Most Democratic Party voters don't think that the funds of a tax-exempt, non-profit, "philanthropic" foundation should be used to pay for charter flight or first-class flight seat travel expenses of the family members who created the "non-profit" and tax-exempt "philanthropic" foundation; or to pay inflated salaries to the top executives of that tax-exempt and "non-profit" foundation.
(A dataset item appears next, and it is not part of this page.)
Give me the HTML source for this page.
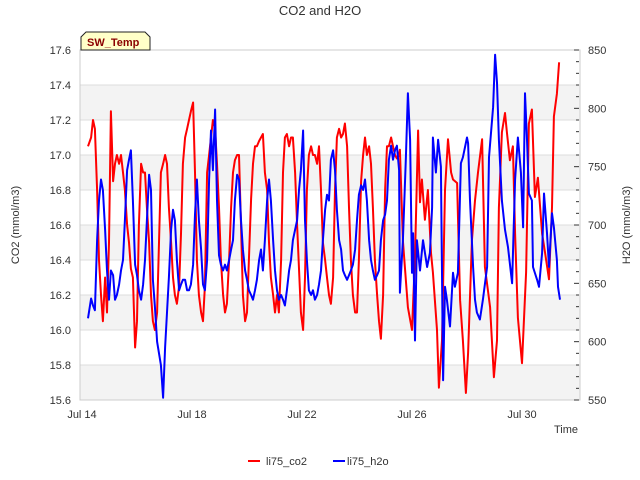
<!DOCTYPE html>
<html><head><meta charset="utf-8"><style>
body{margin:0;background:#fff;}
svg{display:block;font-family:"Liberation Sans","DejaVu Sans",sans-serif;}
</style></head><body>
<svg id="chart" width="640" height="480" viewBox="0 0 640 480">
<text x="320" y="15" text-anchor="middle" font-size="13" fill="#333">CO2 and H2O</text>
<g id="bands"></g>
<g id="grid"></g>
<rect x="80" y="50" width="500" height="350" fill="none" stroke="#ccc"/>
<g id="axes"></g>
<g id="series"></g>
<text x="19" y="225" font-size="11" fill="#333" text-anchor="middle" transform="rotate(-90 19 225)">CO2 (mmol/m3)</text>
<text x="630" y="225" font-size="11" fill="#333" text-anchor="middle" transform="rotate(-90 630 225)">H2O (mmol/m3)</text>
<text x="566" y="433" font-size="11" fill="#333" text-anchor="middle">Time</text>
<g>
<path d="M81,50 L81,37 L86,32 L145,32 L150,37 L150,50 Z" fill="#ffffc8" stroke="#222" stroke-width="1"/>
<text x="87" y="46" font-size="11" font-weight="bold" fill="#8b0000">SW_Temp</text>
</g>
<g>
<g>
<line x1="248" y1="461" x2="260" y2="461" stroke="#f00" stroke-width="2"/>
<text x="266" y="465" font-size="11" fill="#333">li75_co2</text>
</g>
<g>
<line x1="333" y1="461" x2="345" y2="461" stroke="#00f" stroke-width="2"/>
<text x="347" y="465" font-size="11" fill="#333">li75_h2o</text>
</g>
</g>
</svg>
<script>
const xTickLabels = ["Jul 14","Jul 18","Jul 22","Jul 26","Jul 30"];
const xTickDays = [0,4,8,12,16];
const leftTicks = [15.6,15.8,16.0,16.2,16.4,16.6,16.8,17.0,17.2,17.4,17.6];
const rightTicks = [550,600,650,700,750,800,850];
const timesA = [0.22,0.33,0.40,0.47,0.55,0.62,0.69,0.76,0.84,0.91,0.98,1.05,1.13,1.20,1.27,1.35,1.42,1.49,1.56,1.64,1.71,1.78,1.85,1.93,2.00,2.07,2.15,2.22,2.29,2.36,2.44,2.51,2.58,2.65,2.73,2.80,2.87,2.95,3.02,3.09,3.16,3.24,3.31,3.38,3.45,3.53,3.60,3.67,3.75,3.82,3.89,3.96,4.04,4.11,4.18,4.25,4.33,4.40,4.47,4.55,4.62,4.69,4.76,4.84,4.91,4.98,5.05,5.13,5.20,5.27,5.35,5.42,5.49,5.56,5.64,5.71,5.78,5.85,5.93,6.00,6.07,6.15,6.22,6.29,6.36,6.44,6.51,6.58,6.65,6.73,6.80,6.87,6.95,7.02,7.09,7.16,7.24,7.31,7.38,7.45,7.53,7.60,7.67,7.75,7.82,7.89,7.96,8.04,8.11,8.18,8.25,8.33,8.40,8.47,8.55,8.62,8.69,8.76,8.84,8.91,8.98,9.05,9.13,9.20,9.27,9.35,9.42,9.49,9.56,9.64,9.71,9.78,9.85,9.93,10.00,10.07,10.15,10.22,10.29,10.36,10.44,10.51,10.58,10.65,10.73,10.80,10.87,10.95,11.02,11.09,11.16,11.24,11.31,11.38,11.45,11.53];
const co2A = [17.05,17.1,17.2,17.15,16.8,16.4,16.2,16.05,16.3,16.1,16.5,17.25,16.85,16.95,17.0,16.95,17.0,16.9,16.8,16.6,16.5,16.35,16.3,15.9,16.05,16.6,16.95,16.9,16.9,16.7,16.5,16.2,16.05,16.0,16.1,16.5,16.9,16.95,17.0,16.95,16.7,16.5,16.3,16.2,16.15,16.25,16.55,16.95,17.1,17.15,17.2,17.25,17.3,16.9,16.4,16.2,16.1,16.05,16.25,16.9,17.0,17.1,17.2,17.15,16.95,16.7,16.4,16.2,16.1,16.15,16.4,16.7,16.9,16.97,17.0,17.0,16.6,16.2,16.05,16.1,16.4,16.75,16.95,17.05,17.05,17.08,17.1,17.12,16.9,16.8,16.5,16.3,16.2,16.1,16.2,16.1,16.4,16.9,17.1,17.12,17.05,17.1,17.1,16.9,16.6,16.35,16.1,16.0,16.3,16.8,17.0,17.05,17.0,17.0,16.95,17.05,16.8,16.5,16.4,16.3,16.2,16.15,16.3,16.8,17.1,17.15,17.1,17.12,17.18,17.05,16.7,16.4,16.2,16.1,16.1,16.4,16.85,17.0,17.1,17.0,17.05,16.95,16.7,16.4,16.2,16.05,15.95,16.2,16.8,17.05,17.05,17.1,17.05,17.0,16.98,17.0];
const h2oA = [620,637,631,627,687,721,739,730,696,661,636,661,657,636,640,649,661,670,704,747,756,764,721,666,657,644,636,649,670,704,743,730,653,630,600,590,580,552,595,625,655,696,713,704,670,644,649,653,653,644,644,649,666,709,739,704,679,649,644,670,739,781,747,799,721,674,666,661,666,661,670,679,687,721,743,739,704,679,661,653,644,640,636,644,653,670,679,661,687,721,739,721,687,661,644,636,640,636,631,644,661,670,687,696,704,730,747,781,704,670,644,640,644,636,640,649,661,687,713,726,721,756,764,747,713,687,679,661,657,653,657,661,666,679,704,726,734,730,739,721,687,670,661,653,657,661,687,704,709,721,756,768,756,764,768,747];
const timesCo2B = [11.56,11.67,11.85,12.00,12.11,12.22,12.29,12.36,12.47,12.58,12.69,12.76,12.91,12.98,13.09,13.20,13.31,13.42,13.49,13.64,13.75,13.85,13.96,14.04,14.18,14.29,14.40,14.55,14.65,14.84,14.98,15.09,15.16,15.27,15.38,15.45,15.56,15.67,15.75,15.85,16.00,16.15,16.25,16.36,16.47,16.58,16.73,16.84,16.98,17.09,17.16,17.27,17.35];
const co2B = [17.03,16.51,16.13,16.0,16.42,17.14,16.73,16.86,16.63,16.8,16.44,16.33,16.0,15.67,15.94,16.8,17.09,16.9,16.86,16.84,16.17,15.94,15.64,15.87,16.51,16.74,16.9,17.09,16.36,16.13,15.73,15.94,16.7,17.13,17.24,17.13,16.97,17.05,16.55,16.07,15.81,16.33,17.18,17.26,16.76,16.87,16.55,16.44,16.29,16.7,17.22,17.35,17.53];
const timesH2oB = [11.56,11.67,11.78,11.85,11.93,12.00,12.04,12.11,12.18,12.29,12.40,12.55,12.65,12.73,12.76,12.87,12.95,13.05,13.13,13.20,13.27,13.38,13.49,13.56,13.67,13.78,13.85,14.00,14.04,14.11,14.22,14.29,14.36,14.47,14.58,14.73,14.80,14.95,15.02,15.09,15.16,15.27,15.38,15.49,15.64,15.75,15.85,15.96,16.04,16.11,16.18,16.25,16.36,16.40,16.55,16.62,16.73,16.80,16.91,16.98,17.09,17.16,17.27,17.31,17.38];
const h2oB = [642,687,758,813,773,659,693,601,687,661,687,664,676,715,775,745,773,750,567,647,636,613,659,647,659,753,758,775,770,721,664,636,625,619,636,664,758,801,846,822,773,721,696,681,650,739,775,745,698,813,773,727,721,664,653,647,676,727,693,664,710,698,670,647,636];

const PL=80, PR=580, PT=50, PB=400;
const xS = d => 82 + d * (522 - 82) / 16;
const yL = v => PB - (v - 15.6) / (17.6 - 15.6) * (PB - PT);
const yR = v => PB - (v - 550) / (850 - 550) * (PB - PT);
const NS = "http://www.w3.org/2000/svg";
function mk(tag, attrs, parent){const e=document.createElementNS(NS,tag);for(const k in attrs)e.setAttribute(k,attrs[k]);parent.appendChild(e);return e;}
const bands=document.getElementById('bands'), grid=document.getElementById('grid'), axes=document.getElementById('axes'), series=document.getElementById('series');
for(let i=0;i<leftTicks.length-1;i++){
  if(i%2===0){
    const r=mk('rect',{x:PL,y:yL(leftTicks[i+1]),width:PR-PL,height:yL(leftTicks[i])-yL(leftTicks[i+1]),fill:'#f3f3f3'},bands);
    
    
  }
}
leftTicks.forEach(v=>{
  const l=mk('line',{x1:PL,x2:PR,y1:yL(v),y2:yL(v),stroke:'#ddd','stroke-width':1},grid);
  
  
  const t=mk('text',{x:PL-9,y:yL(v)+4,'text-anchor':'end','font-size':11,fill:'#333'},axes);
  t.textContent=v.toFixed(1);
  
  
});
rightTicks.forEach(v=>{
  const t=mk('text',{x:PR+8,y:yR(v)+4,'font-size':11,fill:'#333'},axes);
  t.textContent=v;
  
  
});
for(let v=550; v<=850; v+=10){
  const major = v%50===0;
  const l=mk('line',{x1:major?PR-6:PR-4,x2:PR-1,y1:yR(v),y2:yR(v),stroke:'#333','stroke-width':1},axes);
  
  
}
xTickDays.forEach((d,i)=>{
  const t=mk('text',{x:xS(d),y:418,'text-anchor':'middle','font-size':11,fill:'#333'},axes);
  t.textContent=xTickLabels[i];
  
  
});
function drawLine(ts, vs, ys, color, name){
  const n=Math.min(ts.length,vs.length);
  let d='';
  for(let i=0;i<n;i++) d += (i?'L':'M') + xS(ts[i]).toFixed(1) + ',' + ys(vs[i]).toFixed(1);
  const p=mk('path',{d:d,fill:'none',stroke:color,'stroke-width':2,'stroke-linejoin':'round'},series);
  
  
}
drawLine(timesA.concat(timesCo2B), co2A.concat(co2B), yL, '#f00', 'co2-line');
drawLine(timesA.concat(timesH2oB), h2oA.concat(h2oB), yR, '#00f', 'h2o-line');
</script>
</body></html>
Yet according to the Form 990 financial filing for 2013 of the Clinton Foundation, "the board" of the Bill, Hillary and Chelsea Clinton Foundation "recognizes that...William J. Clinton, Hillary Rodham Clinton, and Chelsea Clinton may require the need to travel by charter or in first class..;." and in 2012, the following amounts in total annual compensation were paid-out to Clinton Foundation executives:
1. $484,257 (including a $249,999 bonus) to Clinton Foundation Director of Marketing Frederic Poust;
2. $394,856 to Clinton Foundation Chairman of the Board Bruce Lindsey;
3. $295,525 to Clinton Foundation CEO, CGEP Mark Gunton;
4. $274,341 to Clinton Foundation CEO Eric Braverman;
5. $243,757 to Clinton Foundation CEO,CGI Robert S. Harrison;
6. $236,885 to Clinton Foundation CDG Dennis Cherg;
7. $215,684 to Clinton Foundation CEO, CGER Scott Tartel;
8. $207,955 to Clinton Foundation CFO Andrew Kessel;
9. $201,023 to Clinton Foundation CEO Virginia Ilrdich;
10. $183,958 to Clinton Foundation Sernior Adviser Laura Graham; and
11. $169,749 to Clinton Foundation Executive Director Stephanie S. Streett.
Most Democratic Party voters also don't think that a tax-exempt, "non-profit" foundation should be allowed to make a profit from its annual activities. Yet in its Form 990 financial filing for 2013, the Clinton Foundation noted that in 2012 "our 3 entities show a $7 million surplus of revenues over expenses."